Modular and Re-usable Docker Environments with Carnotzet

Manuel Ryan
Swissquote Tech Blog
4 min readAug 3, 2017

We created a tool integrating Maven and Docker to help hundreds of our engineers manage complex development environments and work with hundreds of services with minimal effort. This is the story of how a crazy idea became reality. This is the story of Carnotzet.

It all started about 5 years ago, Swissquote was growing fast. We had about 70 engineers working on large java applications that required everyone between 1 to 2 days of configuration to run on their machines. We hate to lose time on repetitive tasks ! So we decided to improve this process by using Vagrant and Chef to automate our development environment configuration. This was our first Sandbox project.

We like to share lightweight, reproducible, isolated and portable development and testing environments

For some time, it was good. Developers could simply checkout a project, run “vagrant up” and work on their projects. We used this technique for about two years and were pretty happy with it.

But then those big applications started to become difficult to work with due to the increasing complexity of our business (white-labeling of our trading platform). So we decided to do what most organizations in 2014 would have done : split the business in microservices.
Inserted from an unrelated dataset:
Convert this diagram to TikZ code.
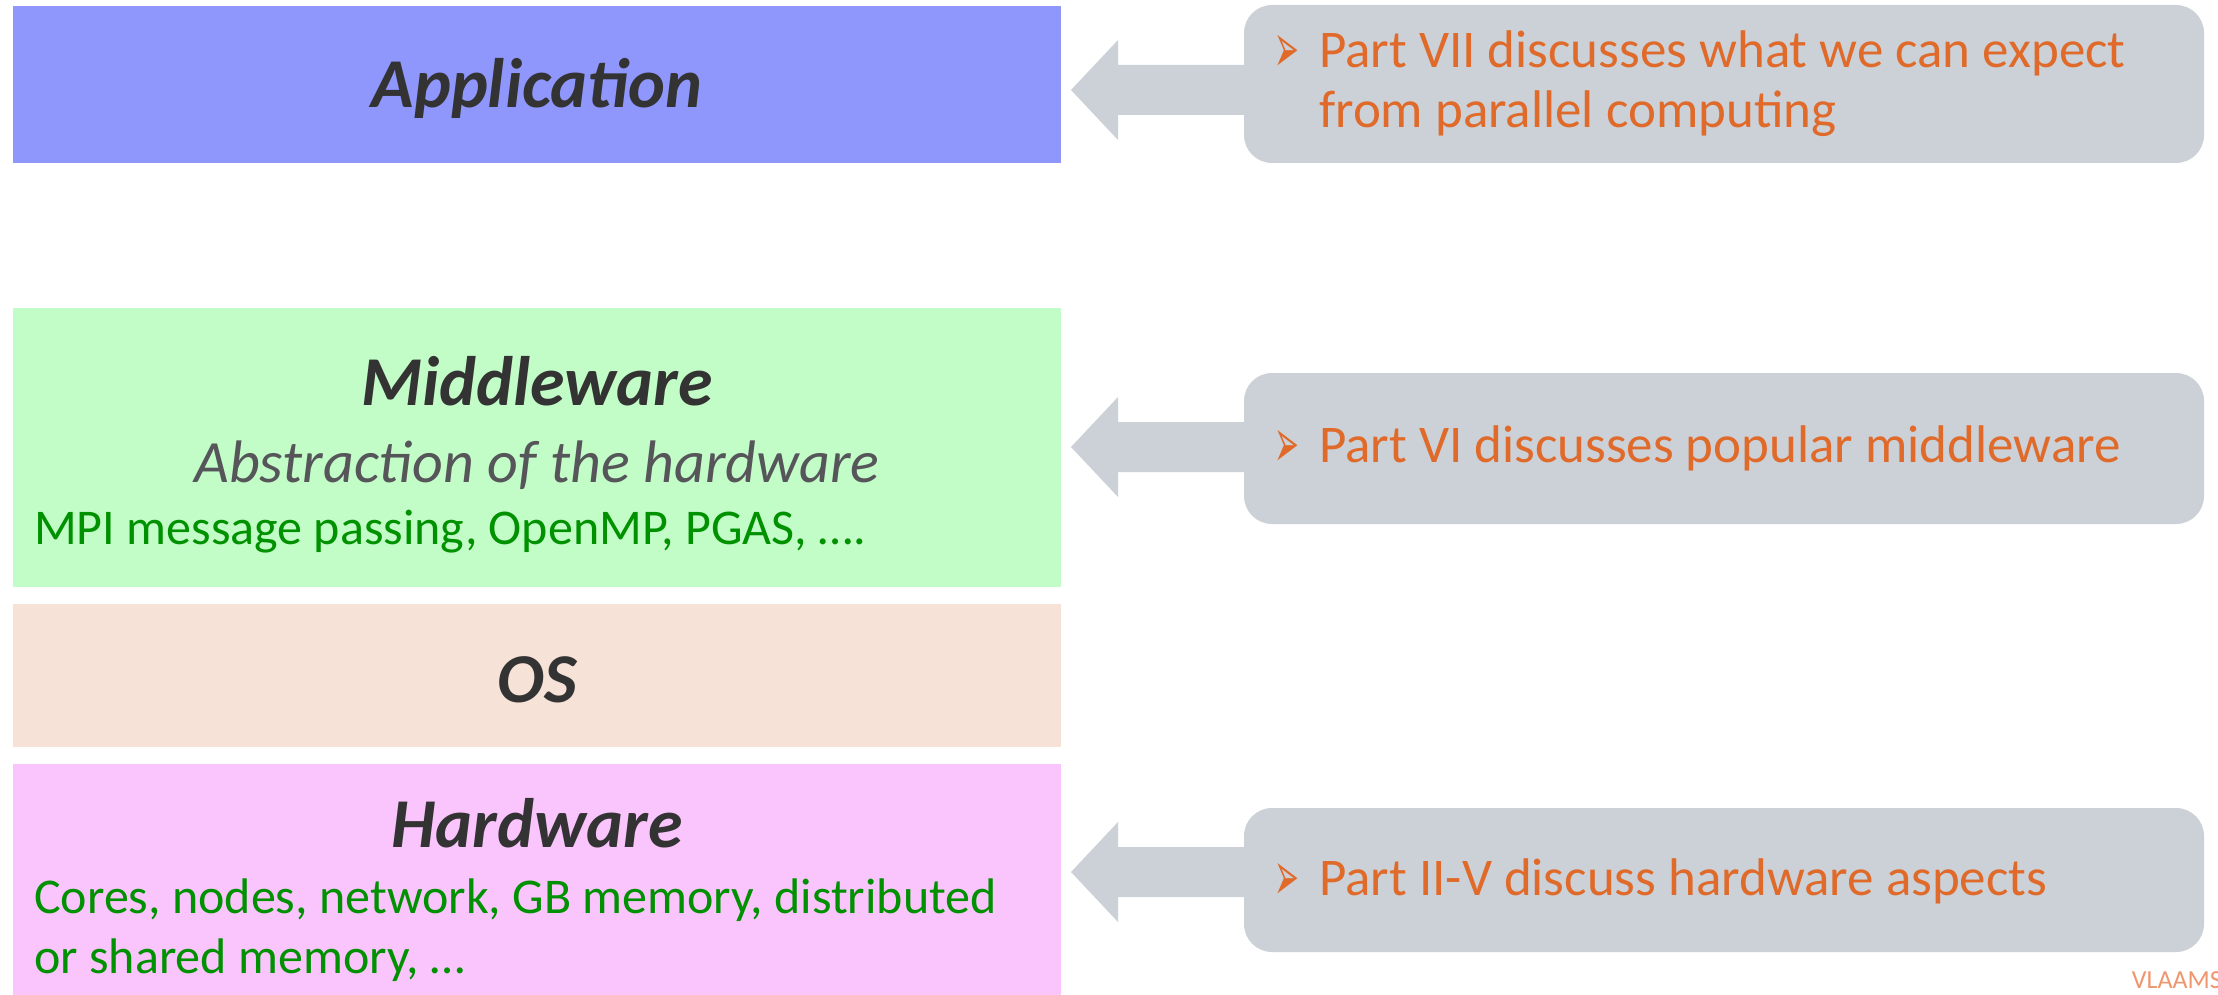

This went well and by 2016 we had about 150 services in production. But the Chef code used to provision VMs had grown out of control. The development environments were now more complex with some application depending on about 30 services. We also discovered that knowledge of the Chef framework is not part of the usual skill set of our developers. So a lot of people just hacked it until it worked, sometimes copying bad examples. To avoid breaking the environment of others teams, they created a long lived branch for their own team and stopped sharing their environment definition code.

It got messy

We had to fix it.

We identified the following weaknesses in our “sandbox” :

  • Knowledge of Chef required. For existing employees and newcomers, learning this system automation framework was expensive. It was overkill for automating only development/test environments.
  • No easy way to abstract/compose/re-use parts of environment configuration. This meant that people had to understand all the environmental details of their downstream dependencies, usually maintained by other teams. This lead to friction and unnecessary cross-team interactions.

To fix the first point, we decided to switch to Docker. It has a softer learning curve and also enables other advantages for our organization such as standardization, PaaS support and simpler promotion between environments.
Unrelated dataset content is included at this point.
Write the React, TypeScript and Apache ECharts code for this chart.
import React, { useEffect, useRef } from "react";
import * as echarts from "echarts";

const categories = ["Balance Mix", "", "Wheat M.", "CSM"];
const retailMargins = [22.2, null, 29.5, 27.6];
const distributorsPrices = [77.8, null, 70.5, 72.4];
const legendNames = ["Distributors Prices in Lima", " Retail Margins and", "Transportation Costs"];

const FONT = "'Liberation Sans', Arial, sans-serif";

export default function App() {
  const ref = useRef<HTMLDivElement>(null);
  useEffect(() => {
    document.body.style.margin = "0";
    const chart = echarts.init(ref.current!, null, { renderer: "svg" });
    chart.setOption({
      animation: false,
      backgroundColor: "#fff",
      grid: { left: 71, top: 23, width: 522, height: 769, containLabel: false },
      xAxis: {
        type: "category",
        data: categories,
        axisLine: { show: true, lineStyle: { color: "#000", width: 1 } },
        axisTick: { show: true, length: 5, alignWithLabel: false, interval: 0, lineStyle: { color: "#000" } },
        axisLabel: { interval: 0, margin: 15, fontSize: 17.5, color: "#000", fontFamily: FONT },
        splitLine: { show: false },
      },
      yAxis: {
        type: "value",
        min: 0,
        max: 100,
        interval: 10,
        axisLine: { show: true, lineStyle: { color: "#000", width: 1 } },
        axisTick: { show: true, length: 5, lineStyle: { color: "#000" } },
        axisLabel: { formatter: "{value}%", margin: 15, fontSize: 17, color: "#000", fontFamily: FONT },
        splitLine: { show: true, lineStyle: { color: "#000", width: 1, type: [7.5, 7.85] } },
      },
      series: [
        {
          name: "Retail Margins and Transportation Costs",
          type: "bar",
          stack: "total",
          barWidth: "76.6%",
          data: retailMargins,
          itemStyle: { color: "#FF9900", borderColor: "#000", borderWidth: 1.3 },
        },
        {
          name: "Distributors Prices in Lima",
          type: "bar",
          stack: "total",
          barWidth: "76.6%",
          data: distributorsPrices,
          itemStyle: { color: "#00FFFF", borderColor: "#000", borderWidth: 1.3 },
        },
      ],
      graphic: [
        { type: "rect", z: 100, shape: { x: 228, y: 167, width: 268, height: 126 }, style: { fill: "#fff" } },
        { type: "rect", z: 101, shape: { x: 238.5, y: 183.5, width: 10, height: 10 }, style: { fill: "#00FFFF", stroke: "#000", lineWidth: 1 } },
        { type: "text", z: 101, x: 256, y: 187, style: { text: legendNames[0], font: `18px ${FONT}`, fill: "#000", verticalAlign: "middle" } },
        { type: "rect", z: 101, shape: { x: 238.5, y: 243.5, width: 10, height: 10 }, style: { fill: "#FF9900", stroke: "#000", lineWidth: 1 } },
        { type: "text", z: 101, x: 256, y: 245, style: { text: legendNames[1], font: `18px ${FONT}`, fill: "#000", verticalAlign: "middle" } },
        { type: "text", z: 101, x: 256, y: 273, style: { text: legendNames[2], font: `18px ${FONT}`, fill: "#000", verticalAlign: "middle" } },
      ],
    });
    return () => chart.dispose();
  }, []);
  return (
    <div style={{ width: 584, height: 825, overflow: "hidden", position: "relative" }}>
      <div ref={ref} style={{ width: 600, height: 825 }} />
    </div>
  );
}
We also looked at docker-compose. It looked very promising but despite it’s name, it lacked the composition, abstraction and re-usability aspects that we wanted. Our dream was to be able to take a full environment, add one service and optionally override some configuration. We wanted to do that without having to copy-paste the environment definitions or having to understand the details of transitive dependencies and their configuration.

This is when we had this wild idea : What if we took Maven, the dependency management system that we use to build our java applications, and use it to also build our environment definitions. This would allow us to abstract transitive dependencies, package configuration in a versioned and re-usable manner. Also we would not have to learn a new dependency management system.

After some iterations, we ended up with the following solution :

  • Each maven artifact represents a fully functional environment that can be imported as a dependency in other environments. (a minimal environment is a single service such as a postgres DB for example)
  • JAR files contain configuration. Environment variables, application’s config files, the name of the docker image to use, etc...
  • This configuration can be overridden by upstream dependencies if needed, but is re-used by default.
  • A java library can spin up a full environment (using docker-compose internally) from a single maven coordinate (GAV or pom.xml)

Maven allows for the distribution and versioning of those “environment artifacts” and we can easily split their source code between teams. Things became easier to manage and developers started using the modules from other teams and maintaining their own.

As a bonus, all tooling integrated with Maven can be used, for example the dependency graphs generated by IntelliJ IDEA now give us free auto-generated architecture diagrams :)

Architecture of the example voting application from docker-compose

While there were some barriers for adoption such as teaching all teams to package their applications with Docker and package their configuration in Maven modules. The general feeling is that it became easier to import applications from other teams and maintain complex environments.

We started working on this about 1 year ago and we now have about 200 of those environment modules that are used for development and tests. We discovered that the library is also great to manage short-lived environments for end-to-end tests in our CI platform.

We are investigating how we can further re-use this technique to manage some of our UAT / Integration environments by spinning them up on Kubernetes instead of docker-compose to enable rolling-updates and computing elasticity in those bigger environments.